In Lislaughtin Abbey.
About a mile from Tarbert Parish there is a well over which is a bush. One evening two men sat near the well, one was chewing tobacco and as he did so he began spitting into the well. Suddenly he thought a rat ran up his leg, and in his effort to keep the rat from running up he felt the supposed rat in the other leg. He tried to restrain the rat from running up the second leg but the rat went over to the first. The supposed rat ran over the man’s body and he stripped himself on the road but no rat was to be seen. It was no rat but that was his punishment for spitting in the well.

Alice Mc Carthy- Address, Tarbert, Co. Kerry
Informant, Richard Curran, Age 78 Address Tarbert, Co. Kerry
Local Patron Saint
Informant
(name not given)
31-5-38.
The following story was told to me by my father a few nights ago.
The patron Saint of Ballylongford is St. Laictín. The townland of Lislaughtin is called after him and it means the “Fort of Laictín”.
It is said that he lived in Lislaughtin Abbey but in the year 1478 a man named Smith said of an older Church being there dedicated to Saint Laictín.
Saint Laichtín’s feast day is kept on the 19th March.

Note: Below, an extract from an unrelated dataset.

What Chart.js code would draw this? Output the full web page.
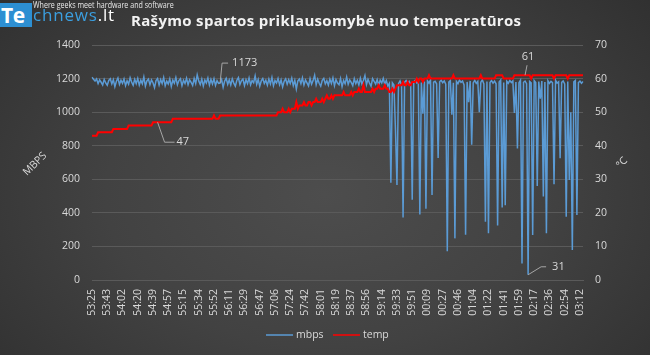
<!DOCTYPE html>
<html><head><meta charset="utf-8">
<script src="https://cdn.jsdelivr.net/npm/chart.js@4.4.1/dist/chart.umd.min.js"></script>
<style>
html,body{margin:0;padding:0;}
body{width:650px;height:355px;overflow:hidden;position:relative;
background:radial-gradient(ellipse 75% 95% at 50% 55%, #4d4d4d 0%, #424242 45%, #2c2c2c 100%);
font-family:"Open Sans",sans-serif;}
#c{position:absolute;left:0;top:0;}
#teBox{position:absolute;left:0;top:3px;width:32px;height:24px;background:#2d8fd2;overflow:hidden;}
#te{position:absolute;left:1px;top:0px;font:bold 21px/24px "Open Sans",sans-serif;color:#fff;letter-spacing:-0.5px;}
#ch{position:absolute;left:33px;top:3px;font:17px/24px "Open Sans",sans-serif;color:#3b9fe0;letter-spacing:0.8px;white-space:nowrap;}
#tag{position:absolute;left:33px;top:-1px;font:9px/12px "Open Sans",sans-serif;color:#e8e8e8;transform:scaleX(0.79);transform-origin:left top;white-space:nowrap;}
#title{position:absolute;left:131px;top:8px;font:bold 15px/24px "Open Sans",sans-serif;color:#f2f2f2;letter-spacing:0.32px;white-space:nowrap;}
</style></head>
<body>
<canvas id="c" width="650" height="355"></canvas>
<div id="teBox"><span id="te">Te</span></div>
<div id="ch">chnews<span style="color:#fff">.lt</span></div>
<div id="tag">Where geeks meet hardware and software</div>
<div id="title">Rašymo spartos priklausomybė nuo temperatūros</div>
<script>
const tickLabels = ["53:25","53:43","54:02","54:20","54:39","54:57","55:15","55:34","55:52","56:11","56:29","56:47","57:06","57:24","57:42","58:01","58:19","58:37","58:56","59:14","59:33","59:51","00:09","00:27","00:46","01:04","01:22","01:41","01:59","02:17","02:36","02:54","03:12"];
const mbps = [
1208,1196,1185,1198,1170,1192,1178,1162,1195,1174,
1160,1189,1199,1168,1193,1152,1184,1203,1165,1190,
1172,1198,1158,1187,1167,1205,1179,1160,1196,1170,
1201,1161,1190,1169,1210,1155,1186,1197,1164,1192,
1175,1146,1188,1200,1162,1194,1170,1206,1157,1185,
1168,1198,1153,1191,1173,1207,1163,1188,1199,1158,
1190,1171,1202,1164,1193,1178,1159,1200,1170,1222,
1186,1165,1197,1156,1191,1174,1204,1161,1195,1168,
1199,1159,1188,1171,1173,1194,1148,1185,1202,1166,
1192,1162,1198,1173,1155,1190,1206,1165,1187,1197,
1158,1193,1170,1204,1163,1188,1175,1216,1166,1195,
1154,1186,1200,1171,1190,1161,1197,1168,1207,1157,
1188,1174,1201,1163,1192,1151,1184,1198,1166,1193,
1171,1203,1158,1190,1138,1186,1197,1170,1205,1162,
1192,1174,1156,1200,1166,1188,1220,1163,1196,1172,
1155,1190,1201,1168,1187,1161,1197,1171,1204,1157,
1194,1173,1163,1200,1152,1189,1169,1209,1166,1192,
1177,1158,1199,1170,1190,1162,1202,1168,1188,1218,
1164,1196,1173,1155,1200,1184,1167,1194,1160,1190,
1174,1201,1166,1188,1157,1172,580,1175,1162,900,
566,1170,1186,1160,372,1178,1188,1172,1183,1165,
478,1180,1190,1174,1185,390,1176,990,1182,425,
1187,1173,1192,506,1178,1184,1169,727,1181,1190,
1175,1186,1166,171,1179,1188,985,1175,248,1183,
1170,1191,1177,1185,1162,270,1180,1060,1186,806,
1174,1189,1171,1183,999,1178,1192,1168,347,1182,
278,1176,1188,1173,1185,1169,324,1180,1191,432,
1177,445,1184,1172,1189,1176,1186,995,1180,784,
1175,1190,98,1178,1185,1170,31,1183,1174,268,
1188,1176,560,1182,1080,1185,498,1179,278,1187,
1171,1184,1176,570,1190,1173,1181,725,1177,1186,
1168,377,1183,596,1000,179,1180,1189,387,1176,
1185,1172,1182];
const temp = [
43,43,43,43,44,44,44,44,44,44,
44,44,44,44,45,45,45,45,45,45,
45,45,45,45,46,46,46,46,46,46,
46,46,46,46,46,46,46,46,46,46,
47,47,47,47,47,47,47,47,47,47,
47,47,47,48,48,48,48,48,48,48,
48,48,48,48,48,48,48,48,48,48,
48,48,48,48,48,48,48,48,48,48,
49,48,48,48,49,49,49,49,49,49,
49,49,49,49,49,49,49,49,49,49,
49,49,49,49,49,49,49,49,49,49,
49,49,49,49,49,49,49,49,49,49,
49,49,50,50,50,51,50,50,50,51,
50,51,51,51,53,51,52,52,52,53,
52,52,53,53,52,53,53,54,53,53,
53,54,53,54,55,54,54,55,54,55,
55,55,55,55,55,56,55,55,55,55,
56,55,56,56,56,57,56,56,58,56,
56,56,56,56,57,56,57,57,58,57,
57,57,58,57,57,56,56,57,56,57,
58,58,58,58,59,58,58,59,58,58,
59,59,59,60,59,60,60,59,60,60,
60,61,60,60,60,60,60,60,60,60,
60,60,60,60,60,60,60,61,60,60,
60,60,60,60,60,60,60,60,60,60,
60,60,60,60,60,61,60,60,60,60,
60,60,60,60,60,61,61,61,61,61,
60,60,60,60,60,60,60,61,61,61,
61,61,61,61,61,61,61,61,60,61,
61,61,61,61,61,61,61,61,61,61,
61,61,61,60,61,61,61,61,61,61,
61,61,60,61,61,61,61,61,61,61,
61,61,61];
const annotations = [
  {ds:0, idx:84, text:"1173", path:[[2,-20],[8,-20]], tx:12, ty:-20, align:'left'},
  {ds:1, idx:43, text:"47", path:[[7,20],[17,20]], tx:19, ty:20, align:'left'},
  {ds:1, idx:284, text:"61", path:[[2,-10]], tx:3, ty:-18, align:'center'},
  {ds:0, idx:286, text:"31", path:[[13,-8],[18,-8]], tx:24, ty:-8, align:'left'}
];

const FONT = '"Open Sans", sans-serif';
const TXT = '#d9d9d9';
const categories = mbps.map((_, i) => i);

const extras = {
  id: 'extras',
  afterDraw(chart) {
    const ctx = chart.ctx;
    ctx.save();
    ctx.font = '10.5px ' + FONT;
    ctx.fillStyle = TXT;
    ctx.textBaseline = 'middle';
    ctx.save(); ctx.translate(35, 164); ctx.rotate(-Math.PI/4);
    ctx.textAlign = 'center'; ctx.fillText('MBPS', 0, 0); ctx.restore();
    ctx.save(); ctx.translate(622, 163); ctx.rotate(-Math.PI/4);
    ctx.textAlign = 'center'; ctx.fillText('°C', 0, 0); ctx.restore();
    const xs = chart.scales.x;
    annotations.forEach(a => {
      const ys = a.ds === 0 ? chart.scales.y : chart.scales.y1;
      const v = a.ds === 0 ? mbps[a.idx] : temp[a.idx];
      const px = xs.getPixelForValue(a.idx), py = ys.getPixelForValue(v);
      ctx.strokeStyle = '#a6a6a6'; ctx.lineWidth = 1;
      ctx.beginPath(); ctx.moveTo(px, py);
      a.path.forEach(p => ctx.lineTo(px + p[0], py + p[1]));
      ctx.stroke();
      ctx.textAlign = a.align;
      ctx.font = '11px ' + FONT;
      ctx.fillText(a.text, px + a.tx, py + a.ty);
    });
    ctx.font = '10.5px ' + FONT;
    ctx.textAlign = 'left';
    const ly = 335;
    ctx.lineWidth = 1.5; ctx.strokeStyle = '#5b9bd5';
    ctx.beginPath(); ctx.moveTo(266, ly); ctx.lineTo(293, ly); ctx.stroke();
    ctx.fillText('mbps', 296, ly);
    ctx.strokeStyle = '#ff0000';
    ctx.beginPath(); ctx.moveTo(333, ly); ctx.lineTo(360, ly); ctx.stroke();
    ctx.fillText('temp', 363, ly);
    ctx.restore();
  }
};

new Chart(document.getElementById('c'), {
  type: 'line',
  data: {
    labels: categories,
    datasets: [
      {label:'mbps', data: mbps, yAxisID:'y', borderColor:'#5b9bd5', borderWidth:1.5, pointRadius:0, tension:0, order:1},
      {label:'temp', data: temp, yAxisID:'y1', borderColor:'#ff0000', borderWidth:2, pointRadius:0, tension:0, order:0}
    ]
  },
  options: {
    responsive:false, animation:false, devicePixelRatio:1,
    layout:{padding:{top:45, bottom:30, left:0, right:0}},
    plugins:{legend:{display:false}, tooltip:{enabled:false}},
    scales:{
      x:{
        type:'category',
        grid:{display:false, drawTicks:false},
        border:{display:true, color:'#5a5a5a'},
        ticks:{autoSkip:false, minRotation:90, maxRotation:90, padding:9, color:TXT, font:{family:FONT, size:10.5},
          callback:(v, i) => (i % 10 === 0 ? tickLabels[i/10] : null)},
        afterFit:(s) => { s.height = 45; }
      },
      y:{
        position:'left', min:0, max:1400,
        ticks:{stepSize:200, padding:12, color:TXT, font:{family:FONT, size:10.5}, callback:(v) => String(v)},
        grid:{color:'#5a5a5a', lineWidth:1, drawTicks:false},
        border:{display:false},
        afterFit:(s) => { s.width = 92; }
      },
      y1:{
        position:'right', min:0, max:70,
        ticks:{stepSize:10, padding:12, color:TXT, font:{family:FONT, size:10.5}, callback:(v) => String(v)},
        grid:{display:false, drawTicks:false},
        border:{display:false},
        afterFit:(s) => { s.width = 67; }
      }
    }
  },
  plugins:[extras]
});
</script>
</body></html>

Before he died he walked around Lislaughtin and blessed it. It is said that he was buried in the Church near the Altar with other Monks and Priests.
There is a Well called after him and it is known as “Laichtín’s Well”. It is in the land of Mrs. Sullivan in the townland of Lislaughtin. It is said that he visited the Well on the 13th May 758 with other followers. There are no rounds paid at the Well because it is not certain whether he visited it or now.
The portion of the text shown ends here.